片岡選手からはこんなコメントをいただいた。

「チャンピオン争いに残った最終戦と言っても、モチベーションは置かれた状況で変わりますよね。理想的にはランキングトップで迎えるのか、ガチンコの僅差の2位で迎えるのか。あと計算上は可能性がある程度あるのか、ですが、それでも完全に権利を無くした状態で迎える最終戦とは違います。

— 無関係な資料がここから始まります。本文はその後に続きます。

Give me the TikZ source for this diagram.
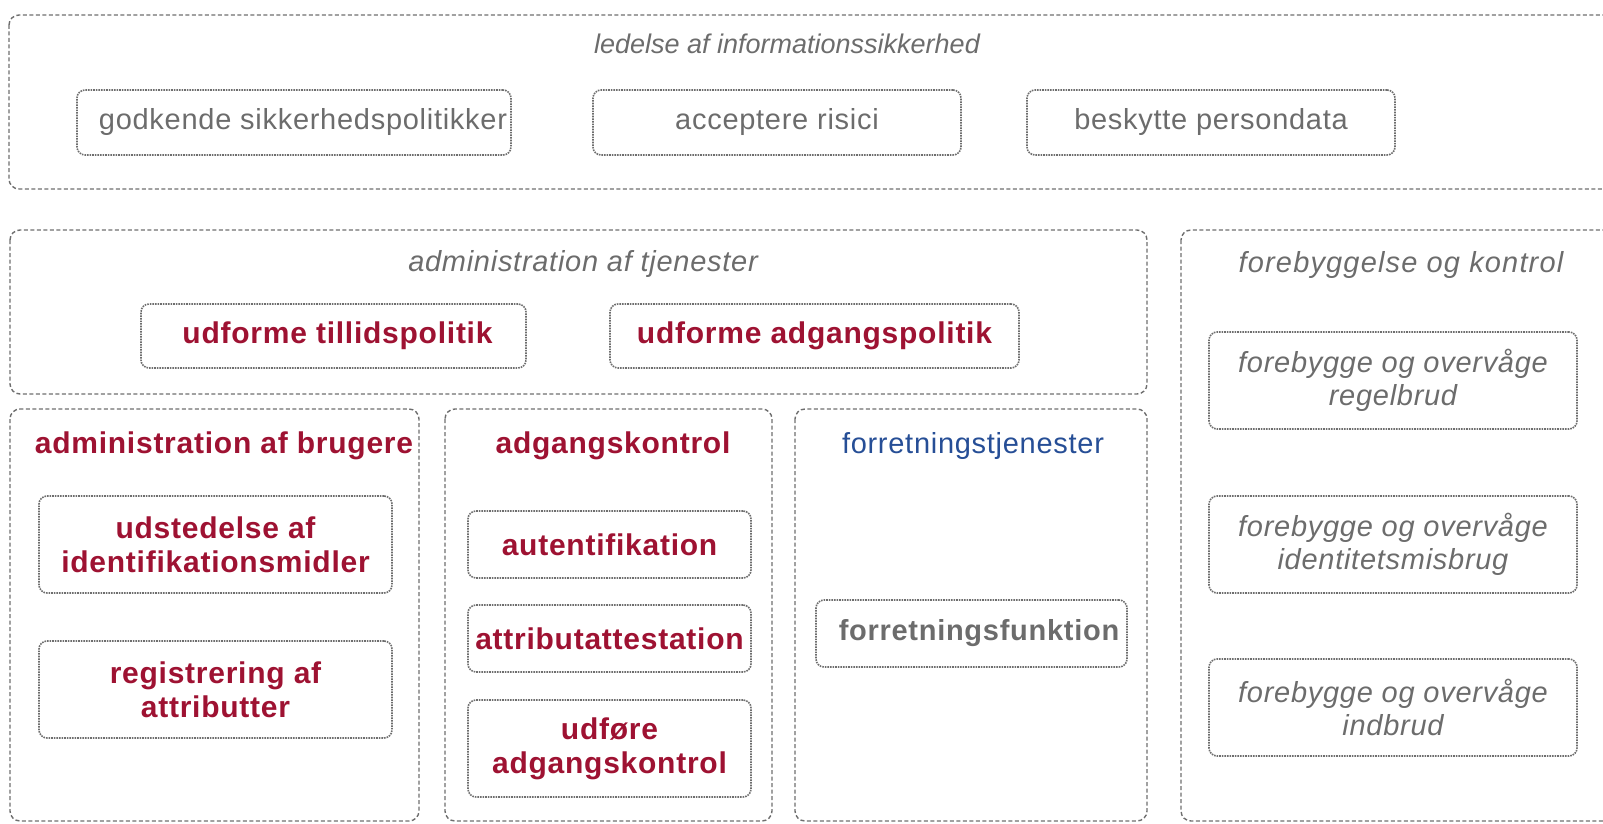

権利を失ってしまえば、気持ち的には消化試合にしかならないと言っても過言ではないです。最終戦の土曜日の朝には、「ちょっと朝食の喉の通りが悪いな」程度の緊張感が欲しいし、逆に言えばその緊張感のある状況に身を置くために1年間戦っている感じです。獲れる獲れないのは運もありますから仕方ありませんが、その状況に身を置くことが居心地の良い状況ですから。」

2人のチャンピオン経験者の話を聞くことで、最終戦の重要さを一歩深く知ることができた。2023シーズンはまだ始まっていないが、水面下ではすでに開幕を迎えている。各レースを戦い、最終戦で心地よい緊張感を味わえるのは、果たして何人のドライバーなのだろうか。開幕戦前から、チャンピオンが決まる最終戦が楽しみで仕方がない。

(文、写真:折原弘之)

折原弘之 プロカメラマン

自転車、バイク、クルマなどレース、ほかにもスポーツに関わるものを対象に撮影活動を行っている。MotoGP、 F1の撮影で活躍し、国内の主なレースも活動の場としており、スーパー耐久も撮影の場として活動している。また、レース記事だけでなく、自ら企画取材して記事を執筆するなどライティングも行っている。